インフレの逆側の概念であるデフレの概念になると、もっと厄介な混乱が生じる。
まずはフィッシャー流の定義から見て日本のデフレがどれだけしつこかったかを見てみよう。
日本のM2(赤)、M3(青) (出典:日銀)

貨幣量がデフレ(縮小)した時期がほとんど存在しないことがわかる。
(実際には経済成長率(正確には供給力)との差を見るべきなので、もう少し下ブレするが、問題となる時期は経済成長率が低かったので、メッセージに大きな差は生じない。
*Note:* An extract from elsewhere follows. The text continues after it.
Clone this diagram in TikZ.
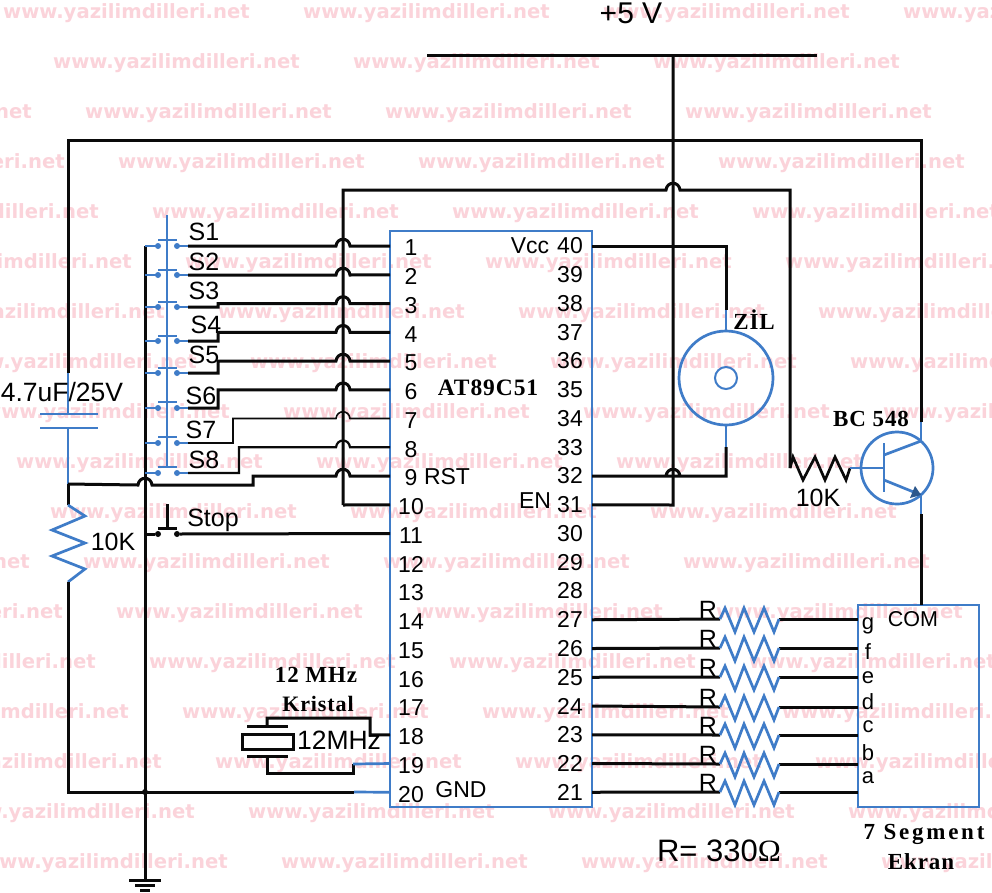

)
フィッシャー流定義からすれば、デフレはほとんどなかったことになってしまう。
では、物価下落という意味でのデフレはどうだったか。

物価下落という意味でのデフレの定義では「継続的な物価下落」というのが一般的だが、この意味においても日本でべったりCPI下落が続いた時期はそう多くはなかった。
デフレはもちろん存在したが、ずっと継続していたわけではなかった。
しかも、そうした時期についてはその原因がかなりはっきりとしていた(金融危機、バブル崩壊、天災)。
ところが、世の中には今でもデフレが続いている、デフレの懸念があるとの主張が聞かれることがある。
おそらく《デフレ・ギャップ》といった言葉から来たものだろうが、こうした定義の拡張には気を付ける必要がある。
(関連記事: デフレという怪物(P. 2))
さて、フィッシャー氏はもう1つ世間で多い誤りを例示している。
インフレは政府支出によって発生するものではない。
どんなレベルの政府支出を望もうが、私は気にしない。
もしも貨幣量が財やサービスの生産と擦り合った水準で増えるのなら、インフレは起こらない。
これも、財政支出自体がインフレを引き起こすものではないとの主張だ。
ただし、財政が拡大する場合、政府がお金を配り、なにがしかの景気刺激になるのだろうから、そこで起こる信用創造によりマネーサプライ拡大の要因となることが多い。
さらに、政府債務を中央銀行がマネタイズするなら、それは希釈化のタネを増やすことになろう。
財政拡大時に貨幣膨張を避けたいなら、金融政策は相対的に引き締めるべきなのだろう。
財政・金融政策は逆向きの方が運営しやすい。
日本では今でも協調的な財政・金融政策を求める声が多い。
確かに協調的にやれば効果が大きいのは事実だが、それは貨幣膨張と物価上昇を引き起こす。
政治家が口を揃える《インフレ対策》とは、ラグこそあったとしても実際にはインフレ助長策なのだ。
そして、協調的な景気刺激に慣れてしまうと、経済はそこから後戻りできなくなり、趨勢的な潜在成長率を押し下げかねない。
フィッシャー流の定義で議論する限り、フィッシャー氏の議論の中心部分は全く正しい。
ただし、一般社会ではインフレの定義に揺れがあることを考えれば、誤解を生じかねないことにも注意が必要だ。
そのためには、きちんと行間を読み取る読解力が読者の側に要求されてしまう。
つくづく言葉の定義の重要さを思い知らされる。